District instructional leaders presented a multi-part update on high-school success metrics and interventions.
District-level results and context: Dr. Ali Ivy framed the presentation by asking the board to focus on growth and persistence rather than direct school-to-school comparisons. She noted the district-wide ninth‑grade on-track rate at 71.8%, Dallas High School at about 82%, and Innovations Academy (an alternative program that enrolls credit-deficient students) showing lower percentages as expected given its mission.
Graduation and completion: The district’s on-time (4-year) graduation rate rose to 82.5% overall; Dallas High School reported 91.2% on-time graduation. Innovations Academy showed modest gains (from about 62.3% to 63.8%) while 5-year completion district-wide was 83.6% (Innovations 72.2%). Presenters emphasized that alternative-program gains, even if numerically smaller, represent substantial progress for students overcoming barriers.

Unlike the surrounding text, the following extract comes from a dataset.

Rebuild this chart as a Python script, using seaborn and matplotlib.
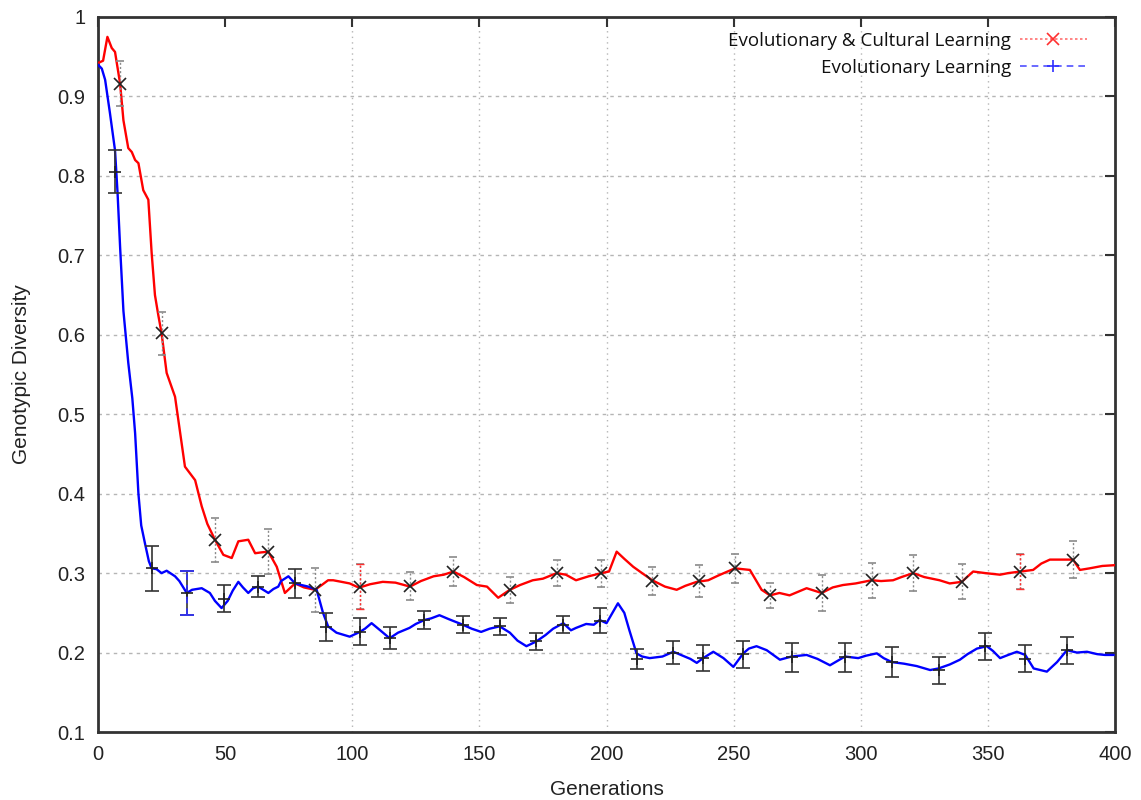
import numpy as np
import pandas as pd
import matplotlib
matplotlib.use("Agg")
import matplotlib.pyplot as plt
import seaborn as sns
from matplotlib.lines import Line2D

# ---------------- data ----------------
series_names = ["Evolutionary & Cultural Learning", "Evolutionary Learning"]

ec_gen = [0, 2, 3.7, 5.4, 6.7, 8.7, 10, 11.9, 13.3, 14.6, 15.9, 17.8, 19.8, 21.1, 22.4, 23.7,
          25, 27, 30.3, 34.2, 38.2, 40.8, 43, 46, 49.3, 52.6, 55.2, 59.1, 61.8, 64, 67, 70.3,
          73.5, 77.5, 81, 85.3, 88, 90.5, 92.5, 95.8, 99, 101.7, 103, 107, 112, 117, 122.7,
          127, 132, 136, 139.8, 144, 149, 153, 157.4, 162, 166, 171, 175, 180.4, 184, 188,
          193, 198, 201, 204, 207, 210.5, 214, 218, 223, 227.6, 231, 235.5, 240, 244, 250.5,
          256.4, 261, 264.3, 268, 272, 278.7, 284.6, 289, 293, 298, 304.3, 308, 312.7, 316,
          320.6, 325, 331, 335, 339.7, 344.2, 349, 354.8, 358, 362.8, 367.8, 371, 374.4, 379,
          383.5, 386.2, 390, 395, 400]
ec_val = [0.942, 0.945, 0.975, 0.961, 0.956, 0.916, 0.870, 0.835, 0.830, 0.820, 0.816, 0.782,
          0.770, 0.703, 0.650, 0.625, 0.602, 0.552, 0.522, 0.434, 0.417, 0.384, 0.362, 0.342,
          0.323, 0.319, 0.340, 0.342, 0.325, 0.326, 0.327, 0.308, 0.275, 0.287, 0.282, 0.279,
          0.285, 0.291, 0.291, 0.289, 0.287, 0.283, 0.282, 0.286, 0.289, 0.288, 0.283, 0.290,
          0.296, 0.298, 0.302, 0.295, 0.285, 0.283, 0.269, 0.279, 0.285, 0.291, 0.293, 0.300,
          0.298, 0.291, 0.296, 0.300, 0.302, 0.327, 0.318, 0.308, 0.300, 0.291, 0.283, 0.279,
          0.284, 0.289, 0.291, 0.297, 0.306, 0.304, 0.279, 0.272, 0.275, 0.272, 0.281, 0.275,
          0.282, 0.285, 0.287, 0.291, 0.290, 0.291, 0.295, 0.300, 0.295, 0.291, 0.287, 0.289,
          0.302, 0.300, 0.298, 0.300, 0.302, 0.304, 0.312, 0.317, 0.317, 0.317, 0.304, 0.306,
          0.309, 0.310]

ev_gen = [0, 1.5, 2.8, 4.7, 6.7, 7.3, 7.7, 8.7, 10, 11.9, 13.5, 14.6, 15.9, 17, 18.5, 20, 21.1,
          23, 25, 27, 30.3, 32, 34.9, 37, 40.8, 44, 46, 48.6, 51, 53, 55.2, 57, 59.1, 61, 63,
          65, 67, 69, 70.9, 72, 74.9, 77.5, 80, 82.7, 86, 88.5, 90.5, 93.8, 99, 103, 105,
          107.6, 111, 114.7, 118, 122.5, 125, 128.4, 131, 134.3, 138, 143.5, 147, 150.7, 154,
          158, 162, 165, 168.5, 172.4, 176, 179, 183, 186, 188, 192, 195, 197.3, 200, 202,
          204.5, 207, 209, 211.8, 214, 217, 222, 226.3, 230, 233, 235.5, 238, 242, 246, 249.9,
          253.8, 256, 259, 263, 268.2, 272.8, 278.7, 283, 287.9, 293.8, 299, 302, 306.3, 309,
          312.2, 317, 322, 327.3, 330.6, 335, 339, 342, 345.7, 349.6, 352, 354.8, 358, 361.4,
          364.7, 368, 373.2, 377.2, 381.1, 385, 389, 393, 396, 399.5]
ev_val = [0.940, 0.935, 0.921, 0.879, 0.832, 0.800, 0.778, 0.710, 0.630, 0.565, 0.520, 0.476,
          0.400, 0.360, 0.337, 0.315, 0.306, 0.305, 0.300, 0.303, 0.296, 0.290, 0.275, 0.279,
          0.281, 0.275, 0.265, 0.256, 0.265, 0.278, 0.289, 0.282, 0.275, 0.281, 0.283, 0.279,
          0.275, 0.280, 0.283, 0.290, 0.296, 0.287, 0.285, 0.283, 0.279, 0.250, 0.233, 0.225,
          0.220, 0.226, 0.230, 0.237, 0.228, 0.218, 0.225, 0.231, 0.236, 0.241, 0.243, 0.247,
          0.242, 0.235, 0.230, 0.226, 0.230, 0.233, 0.225, 0.215, 0.208, 0.214, 0.222, 0.230,
          0.237, 0.228, 0.231, 0.236, 0.235, 0.241, 0.237, 0.248, 0.262, 0.250, 0.228, 0.199,
          0.195, 0.193, 0.195, 0.201, 0.196, 0.192, 0.187, 0.193, 0.201, 0.193, 0.182, 0.199,
          0.205, 0.208, 0.203, 0.191, 0.195, 0.197, 0.192, 0.184, 0.195, 0.193, 0.196, 0.199,
          0.193, 0.188, 0.186, 0.183, 0.178, 0.180, 0.185, 0.191, 0.198, 0.205, 0.208, 0.202,
          0.193, 0.197, 0.201, 0.197, 0.180, 0.176, 0.188, 0.203, 0.200, 0.201, 0.198, 0.197,
          0.197]

# error-bar samples (generation, mean, half-width)
ec_err_gen = [8.7, 25, 46, 67, 85.3, 103, 122.7, 139.8, 162, 180.4, 198, 218, 236.5, 250.5,
              264.3, 284.6, 304.3, 320.6, 339.7, 362.8, 383.5]
ec_err_val = [0.916, 0.602, 0.342, 0.327, 0.279, 0.283, 0.284, 0.302, 0.279, 0.300, 0.300,
              0.290, 0.290, 0.306, 0.272, 0.275, 0.291, 0.300, 0.289, 0.302, 0.317]
ec_err = [0.028, 0.027, 0.028, 0.028, 0.028, 0.028, 0.018, 0.018, 0.016, 0.016, 0.017,
          0.018, 0.020, 0.018, 0.016, 0.023, 0.022, 0.023, 0.022, 0.022, 0.023]
ec_err_coloured = [103, 362.8]

ev_err_gen = [6.7, 21.1, 34.9, 49.5, 63, 77.5, 89.5, 103, 114.7, 128.4, 143.5, 158, 172.4,
              183, 197.3, 211.8, 226.3, 238, 253.8, 272.8, 293.8, 312.2, 330.6, 349, 364.7, 381.1]
ev_err_val = [0.805, 0.306, 0.275, 0.268, 0.283, 0.287, 0.232, 0.226, 0.218, 0.241, 0.235,
              0.233, 0.214, 0.235, 0.240, 0.192, 0.200, 0.193, 0.198, 0.194, 0.194, 0.188,
              0.178, 0.208, 0.192, 0.203]
ev_err = [0.027, 0.028, 0.028, 0.017, 0.013, 0.018, 0.018, 0.017, 0.014, 0.011, 0.011,
          0.011, 0.011, 0.011, 0.016, 0.013, 0.014, 0.016, 0.017, 0.018, 0.018, 0.019,
          0.017, 0.017, 0.017, 0.017]
ev_err_coloured = [34.9]

x_ticks = [0, 50, 100, 150, 200, 250, 300, 350, 400]
y_ticks = [0.1, 0.2, 0.3, 0.4, 0.5, 0.6, 0.7, 0.8, 0.9, 1.0]
y_tick_labels = ["0.1", "0.2", "0.3", "0.4", "0.5", "0.6", "0.7", "0.8", "0.9", "1"]
x_grid = [100, 150, 200, 250, 300, 350]

# ---------------- figure ----------------
sns.set_theme(style="white")
plt.rcParams['font.family'] = ['Liberation Sans', 'DejaVu Sans']

fig = plt.figure(figsize=(11.41, 8), dpi=100)
fig.patch.set_facecolor("white")
ax = fig.add_axes([98 / 1141, 68 / 800, (1115 - 98) / 1141, (732 - 17) / 800])

# grid
for yv in y_ticks[1:-1]:
    ax.axhline(yv, color="#b5b5b5", lw=1.0, ls=(0, (2.5, 3)), zorder=0)
for xv in x_grid:
    ax.axvline(xv, color="#b5b5b5", lw=1.0, ls=(0, (1, 3)), zorder=0)

df = pd.concat([
    pd.DataFrame({"gen": ec_gen, "val": ec_val, "series": series_names[0]}),
    pd.DataFrame({"gen": ev_gen, "val": ev_val, "series": series_names[1]}),
])
sns.lineplot(data=df, x="gen", y="val", hue="series",
             palette={series_names[0]: "#ff0000", series_names[1]: "#0000ff"},
             estimator=None, sort=False, linewidth=1.7, legend=False, ax=ax, zorder=3)

# error bars - E&C (dotted grey, x markers)
eb = ax.errorbar(ec_err_gen, ec_err_val, yerr=ec_err, fmt="x", color="#222222",
                 ecolor="#8a8a8a", elinewidth=1.0, capsize=3, capthick=1.0,
                 markersize=8, mew=1.2, zorder=4)
eb[2][0].set_linestyle((0, (1.5, 1.5)))
sel = [i for i, g in enumerate(ec_err_gen) if g in ec_err_coloured]
eb2 = ax.errorbar([ec_err_gen[i] for i in sel], [ec_err_val[i] for i in sel],
                  yerr=[ec_err[i] for i in sel], fmt="none", ecolor="#ff3030",
                  elinewidth=1.0, capsize=3, capthick=1.0, zorder=4)
eb2[2][0].set_linestyle((0, (1.5, 1.5)))

# error bars - E (solid dark, + markers)
ax.errorbar(ev_err_gen, ev_err_val, yerr=ev_err, fmt="+", color="#222222",
            ecolor="#333333", elinewidth=1.2, capsize=5, capthick=1.2,
            markersize=8, mew=1.2, zorder=4)
sel = [i for i, g in enumerate(ev_err_gen) if g in ev_err_coloured]
eb3 = ax.errorbar([ev_err_gen[i] for i in sel], [ev_err_val[i] for i in sel],
                  yerr=[ev_err[i] for i in sel], fmt="none", ecolor="#3030ff",
                  elinewidth=1.2, capsize=5, capthick=1.2, zorder=5)
eb3[2][0].set_linestyle((0, (4, 3)))

# axes styling
ax.set_xlim(0, 400)
ax.set_ylim(0.1, 1.0)
ax.set_xticks(x_ticks)
ax.set_yticks(y_ticks)
ax.set_yticklabels(y_tick_labels)
ax.tick_params(direction="in", length=7, width=1.5, top=True, right=True,
               labelsize=14.5, colors="#333333", pad=9, labelcolor="#222222")
for sp in ax.spines.values():
    sp.set_visible(True)
    sp.set_linewidth(2.0)
    sp.set_color("#333333")
ax.set_xlabel("Generations", fontsize=15, color="#222222", labelpad=12)
ax.set_ylabel("Genotypic Diversity", fontsize=15, color="#222222", labelpad=19)
ax.set_facecolor("white")

# legend (gnuplot-style: text right-aligned, sample on the right)
handles = [
    Line2D([], [], color="#ff7070", ls=(0, (1.5, 1.5)), lw=1.2, marker="x",
           markersize=8, mec="#ff3030", mew=1.2),
    Line2D([], [], color="#5050ff", ls=(0, (4, 3)), lw=1.2, marker="+",
           markersize=9, mec="#3030ff", mew=1.2),
]
leg = ax.legend(handles, series_names, loc="upper right",
                bbox_to_anchor=(1087 / 1141, 1 - 32 / 800),
                bbox_transform=fig.transFigure, frameon=False, markerfirst=False,
                handlelength=3.6, handletextpad=0.45, labelspacing=0.48, borderpad=0,
                borderaxespad=0, prop={"family": ["Open Sans", "DejaVu Sans"], "size": 13.5})
for t in leg.get_texts():
    t.set_color("#111111")

fig.savefig("out.png", dpi=100, facecolor="white")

School-level interventions: Innovations Academy’s principal (Donna Scholtes) described a Monday–Thursday student schedule and Friday intensive staff time for professional learning, weekly data reviews (student-centered PLCs), advisory time, restorative practices and targeted success meetings for high‑risk students. Dallas High School principal Phil Williams described Fresh Start (a ninth-grade transition program), weekly teacher access time (TAT) where teachers invite students to remediate or make up work, an intervention progress team and pulse checks to monitor freshman experience.
Career and college readiness: Both schools highlighted partnerships with Columbia Gorge Community College (dual-credit and internship programs), a Passport Program of field trips and community partners, AVID and an expanded CTE pathway (an Ag sciences program pilot). Williams said the district awards more than $300,000 in scholarships annually and uses the Oregon data suite to identify root causes for absenteeism.
Next steps and monitoring: Presenters emphasized continuous monitoring, individualized graduation plans, credit recovery and summer programming as levers to sustain gains. Board members were invited to visit programs and review the eligibility rubric for Measure 98/High School Success funding.
What’s next: Staff will continue data-driven monitoring and share updates on program-level outcomes; board members requested visibility into attendance and early indicators of program effectiveness.